** Available data **
-- Begin --

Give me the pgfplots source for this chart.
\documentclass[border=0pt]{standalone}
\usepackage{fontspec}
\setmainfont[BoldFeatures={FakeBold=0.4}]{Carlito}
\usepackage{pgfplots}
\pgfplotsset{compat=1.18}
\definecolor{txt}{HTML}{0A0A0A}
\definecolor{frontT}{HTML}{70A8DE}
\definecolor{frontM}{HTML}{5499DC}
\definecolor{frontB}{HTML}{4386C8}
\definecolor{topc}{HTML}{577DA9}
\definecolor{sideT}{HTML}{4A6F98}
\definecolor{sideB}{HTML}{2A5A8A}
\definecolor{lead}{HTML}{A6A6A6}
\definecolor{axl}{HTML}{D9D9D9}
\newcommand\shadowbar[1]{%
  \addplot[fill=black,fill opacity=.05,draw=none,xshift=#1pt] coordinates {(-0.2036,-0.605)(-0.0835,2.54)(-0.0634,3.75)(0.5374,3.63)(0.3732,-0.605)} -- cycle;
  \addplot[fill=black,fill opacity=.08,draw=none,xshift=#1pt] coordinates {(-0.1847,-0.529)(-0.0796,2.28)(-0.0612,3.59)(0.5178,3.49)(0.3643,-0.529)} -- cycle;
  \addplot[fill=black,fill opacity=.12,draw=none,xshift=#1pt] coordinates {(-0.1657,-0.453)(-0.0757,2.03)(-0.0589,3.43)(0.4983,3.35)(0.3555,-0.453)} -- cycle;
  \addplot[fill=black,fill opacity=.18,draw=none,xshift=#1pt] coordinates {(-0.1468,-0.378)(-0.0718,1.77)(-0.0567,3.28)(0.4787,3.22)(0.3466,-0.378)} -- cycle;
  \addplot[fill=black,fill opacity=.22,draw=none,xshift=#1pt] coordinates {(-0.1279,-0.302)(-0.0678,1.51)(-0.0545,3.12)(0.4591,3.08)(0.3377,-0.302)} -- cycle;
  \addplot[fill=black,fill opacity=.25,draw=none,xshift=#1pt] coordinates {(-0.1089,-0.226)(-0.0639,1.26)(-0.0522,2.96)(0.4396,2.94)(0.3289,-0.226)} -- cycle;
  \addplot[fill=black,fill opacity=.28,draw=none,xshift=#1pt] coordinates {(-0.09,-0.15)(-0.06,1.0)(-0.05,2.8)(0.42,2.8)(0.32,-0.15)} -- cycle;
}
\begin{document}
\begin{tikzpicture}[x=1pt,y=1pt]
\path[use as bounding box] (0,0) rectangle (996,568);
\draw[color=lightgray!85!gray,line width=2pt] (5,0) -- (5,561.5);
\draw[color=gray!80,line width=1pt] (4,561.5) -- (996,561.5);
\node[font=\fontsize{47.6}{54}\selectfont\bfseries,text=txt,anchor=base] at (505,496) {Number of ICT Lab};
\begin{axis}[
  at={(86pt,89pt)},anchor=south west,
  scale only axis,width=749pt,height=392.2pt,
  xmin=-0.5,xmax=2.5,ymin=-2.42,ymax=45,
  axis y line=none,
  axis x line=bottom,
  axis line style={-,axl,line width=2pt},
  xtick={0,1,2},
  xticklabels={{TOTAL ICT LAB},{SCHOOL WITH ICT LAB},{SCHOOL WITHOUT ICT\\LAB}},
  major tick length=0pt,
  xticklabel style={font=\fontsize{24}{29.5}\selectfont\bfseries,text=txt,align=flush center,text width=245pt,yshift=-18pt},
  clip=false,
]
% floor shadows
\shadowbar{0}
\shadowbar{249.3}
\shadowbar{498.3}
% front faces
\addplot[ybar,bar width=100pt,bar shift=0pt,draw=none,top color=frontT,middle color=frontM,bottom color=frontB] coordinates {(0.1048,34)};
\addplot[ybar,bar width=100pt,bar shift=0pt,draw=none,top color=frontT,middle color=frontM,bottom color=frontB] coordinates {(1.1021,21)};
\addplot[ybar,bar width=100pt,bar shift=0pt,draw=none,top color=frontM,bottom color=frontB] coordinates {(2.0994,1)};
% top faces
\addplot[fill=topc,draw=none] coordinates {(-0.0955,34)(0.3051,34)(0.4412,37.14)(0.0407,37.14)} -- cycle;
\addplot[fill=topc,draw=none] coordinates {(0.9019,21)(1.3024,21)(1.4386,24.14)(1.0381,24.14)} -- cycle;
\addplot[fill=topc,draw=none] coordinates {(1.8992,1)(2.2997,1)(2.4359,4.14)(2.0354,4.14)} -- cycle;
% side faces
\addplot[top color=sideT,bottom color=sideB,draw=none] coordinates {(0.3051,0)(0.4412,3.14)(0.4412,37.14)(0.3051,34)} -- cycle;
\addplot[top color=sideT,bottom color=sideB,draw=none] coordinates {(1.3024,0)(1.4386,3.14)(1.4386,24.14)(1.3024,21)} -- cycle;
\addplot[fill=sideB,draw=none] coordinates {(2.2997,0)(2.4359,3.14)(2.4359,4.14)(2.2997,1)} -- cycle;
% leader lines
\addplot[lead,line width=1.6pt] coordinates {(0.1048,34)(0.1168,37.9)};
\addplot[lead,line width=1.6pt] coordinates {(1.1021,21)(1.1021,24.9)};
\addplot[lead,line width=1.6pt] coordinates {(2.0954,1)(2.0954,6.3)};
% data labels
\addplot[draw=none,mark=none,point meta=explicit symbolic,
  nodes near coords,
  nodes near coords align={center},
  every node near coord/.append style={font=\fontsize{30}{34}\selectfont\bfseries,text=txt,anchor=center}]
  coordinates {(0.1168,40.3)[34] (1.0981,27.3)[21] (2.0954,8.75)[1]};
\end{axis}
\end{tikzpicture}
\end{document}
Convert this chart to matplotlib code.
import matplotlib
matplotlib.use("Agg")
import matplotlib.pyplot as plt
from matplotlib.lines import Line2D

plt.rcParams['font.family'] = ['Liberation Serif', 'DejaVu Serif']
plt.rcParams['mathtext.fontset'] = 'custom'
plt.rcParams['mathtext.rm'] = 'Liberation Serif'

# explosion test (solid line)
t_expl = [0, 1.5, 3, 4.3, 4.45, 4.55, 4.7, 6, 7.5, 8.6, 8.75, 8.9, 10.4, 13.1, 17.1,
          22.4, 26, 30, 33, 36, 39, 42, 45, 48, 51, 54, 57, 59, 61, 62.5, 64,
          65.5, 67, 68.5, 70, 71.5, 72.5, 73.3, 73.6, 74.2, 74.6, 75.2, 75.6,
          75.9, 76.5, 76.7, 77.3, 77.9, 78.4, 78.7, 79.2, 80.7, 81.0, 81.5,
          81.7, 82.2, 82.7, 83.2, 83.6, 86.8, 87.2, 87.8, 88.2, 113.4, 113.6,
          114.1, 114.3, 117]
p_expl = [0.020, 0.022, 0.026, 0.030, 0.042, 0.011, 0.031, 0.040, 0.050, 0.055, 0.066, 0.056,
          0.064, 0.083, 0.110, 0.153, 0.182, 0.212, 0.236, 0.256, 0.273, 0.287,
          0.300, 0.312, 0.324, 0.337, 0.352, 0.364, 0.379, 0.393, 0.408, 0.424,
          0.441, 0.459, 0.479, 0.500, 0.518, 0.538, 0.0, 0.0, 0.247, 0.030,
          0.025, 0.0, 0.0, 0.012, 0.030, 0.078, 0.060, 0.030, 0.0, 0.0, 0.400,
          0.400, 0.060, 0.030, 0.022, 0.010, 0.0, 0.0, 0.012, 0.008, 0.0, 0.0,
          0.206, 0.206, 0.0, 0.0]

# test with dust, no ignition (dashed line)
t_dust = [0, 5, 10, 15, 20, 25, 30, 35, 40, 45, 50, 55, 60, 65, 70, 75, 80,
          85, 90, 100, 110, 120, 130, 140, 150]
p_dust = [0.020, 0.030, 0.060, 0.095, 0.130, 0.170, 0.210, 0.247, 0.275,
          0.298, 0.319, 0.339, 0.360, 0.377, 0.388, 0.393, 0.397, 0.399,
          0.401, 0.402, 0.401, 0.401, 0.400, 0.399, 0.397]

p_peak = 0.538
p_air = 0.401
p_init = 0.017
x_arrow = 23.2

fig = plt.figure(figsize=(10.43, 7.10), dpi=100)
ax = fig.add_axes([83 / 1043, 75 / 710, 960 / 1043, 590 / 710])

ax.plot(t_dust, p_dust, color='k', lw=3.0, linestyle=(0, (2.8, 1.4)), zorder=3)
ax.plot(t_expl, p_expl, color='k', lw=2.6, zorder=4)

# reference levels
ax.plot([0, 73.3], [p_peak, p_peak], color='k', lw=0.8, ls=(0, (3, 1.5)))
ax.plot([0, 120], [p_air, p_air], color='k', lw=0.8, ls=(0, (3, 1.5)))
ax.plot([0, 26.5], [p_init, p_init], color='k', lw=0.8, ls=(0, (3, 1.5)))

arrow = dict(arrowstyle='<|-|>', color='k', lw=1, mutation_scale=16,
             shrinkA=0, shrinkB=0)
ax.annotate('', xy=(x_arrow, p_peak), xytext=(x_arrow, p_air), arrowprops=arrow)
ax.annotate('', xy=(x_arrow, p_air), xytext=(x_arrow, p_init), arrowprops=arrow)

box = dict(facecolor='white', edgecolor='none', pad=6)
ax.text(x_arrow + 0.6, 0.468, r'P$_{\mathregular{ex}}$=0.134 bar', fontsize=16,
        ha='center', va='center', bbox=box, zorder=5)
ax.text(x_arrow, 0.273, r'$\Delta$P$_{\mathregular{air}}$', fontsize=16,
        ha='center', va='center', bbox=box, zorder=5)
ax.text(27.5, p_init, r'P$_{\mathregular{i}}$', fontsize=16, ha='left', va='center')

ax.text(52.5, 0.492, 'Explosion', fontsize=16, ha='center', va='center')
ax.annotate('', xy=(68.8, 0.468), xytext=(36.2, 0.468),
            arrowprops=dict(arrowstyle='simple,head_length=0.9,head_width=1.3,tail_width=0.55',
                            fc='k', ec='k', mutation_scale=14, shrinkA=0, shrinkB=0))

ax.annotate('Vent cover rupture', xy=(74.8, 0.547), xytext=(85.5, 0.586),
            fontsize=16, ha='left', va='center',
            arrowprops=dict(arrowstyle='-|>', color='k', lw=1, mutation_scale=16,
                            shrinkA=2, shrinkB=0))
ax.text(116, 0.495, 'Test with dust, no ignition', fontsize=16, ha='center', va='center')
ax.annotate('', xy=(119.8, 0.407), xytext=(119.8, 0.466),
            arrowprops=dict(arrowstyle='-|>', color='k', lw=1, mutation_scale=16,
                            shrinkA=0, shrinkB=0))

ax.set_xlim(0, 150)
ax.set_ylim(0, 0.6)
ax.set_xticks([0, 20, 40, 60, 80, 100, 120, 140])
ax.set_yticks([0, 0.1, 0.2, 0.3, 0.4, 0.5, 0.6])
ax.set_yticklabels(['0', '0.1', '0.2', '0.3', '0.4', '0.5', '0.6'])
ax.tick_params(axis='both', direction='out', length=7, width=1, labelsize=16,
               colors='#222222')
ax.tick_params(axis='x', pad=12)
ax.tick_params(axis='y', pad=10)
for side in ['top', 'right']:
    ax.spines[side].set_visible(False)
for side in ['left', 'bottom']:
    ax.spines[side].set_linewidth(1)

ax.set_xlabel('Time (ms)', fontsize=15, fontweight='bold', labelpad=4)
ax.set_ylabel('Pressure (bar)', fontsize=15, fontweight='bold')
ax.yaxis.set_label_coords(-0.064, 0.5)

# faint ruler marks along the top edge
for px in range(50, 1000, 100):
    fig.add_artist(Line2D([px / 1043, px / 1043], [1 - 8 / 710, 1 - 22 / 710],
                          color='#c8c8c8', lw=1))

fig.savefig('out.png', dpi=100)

-- End --

Your task is to transcribe only the lines from the line containing "Convert this chart to matplotlib code." through the line containing "0.206, 0.206, 0.0, 0.0]", word for word.

Convert this chart to matplotlib code.
import matplotlib
matplotlib.use("Agg")
import matplotlib.pyplot as plt
from matplotlib.lines import Line2D

plt.rcParams['font.family'] = ['Liberation Serif', 'DejaVu Serif']
plt.rcParams['mathtext.fontset'] = 'custom'
plt.rcParams['mathtext.rm'] = 'Liberation Serif'

# explosion test (solid line)
t_expl = [0, 1.5, 3, 4.3, 4.45, 4.55, 4.7, 6, 7.5, 8.6, 8.75, 8.9, 10.4, 13.1, 17.1,
          22.4, 26, 30, 33, 36, 39, 42, 45, 48, 51, 54, 57, 59, 61, 62.5, 64,
          65.5, 67, 68.5, 70, 71.5, 72.5, 73.3, 73.6, 74.2, 74.6, 75.2, 75.6,
          75.9, 76.5, 76.7, 77.3, 77.9, 78.4, 78.7, 79.2, 80.7, 81.0, 81.5,
          81.7, 82.2, 82.7, 83.2, 83.6, 86.8, 87.2, 87.8, 88.2, 113.4, 113.6,
          114.1, 114.3, 117]
p_expl = [0.020, 0.022, 0.026, 0.030, 0.042, 0.011, 0.031, 0.040, 0.050, 0.055, 0.066, 0.056,
          0.064, 0.083, 0.110, 0.153, 0.182, 0.212, 0.236, 0.256, 0.273, 0.287,
          0.300, 0.312, 0.324, 0.337, 0.352, 0.364, 0.379, 0.393, 0.408, 0.424,
          0.441, 0.459, 0.479, 0.500, 0.518, 0.538, 0.0, 0.0, 0.247, 0.030,
          0.025, 0.0, 0.0, 0.012, 0.030, 0.078, 0.060, 0.030, 0.0, 0.0, 0.400,
          0.400, 0.060, 0.030, 0.022, 0.010, 0.0, 0.0, 0.012, 0.008, 0.0, 0.0,
          0.206, 0.206, 0.0, 0.0]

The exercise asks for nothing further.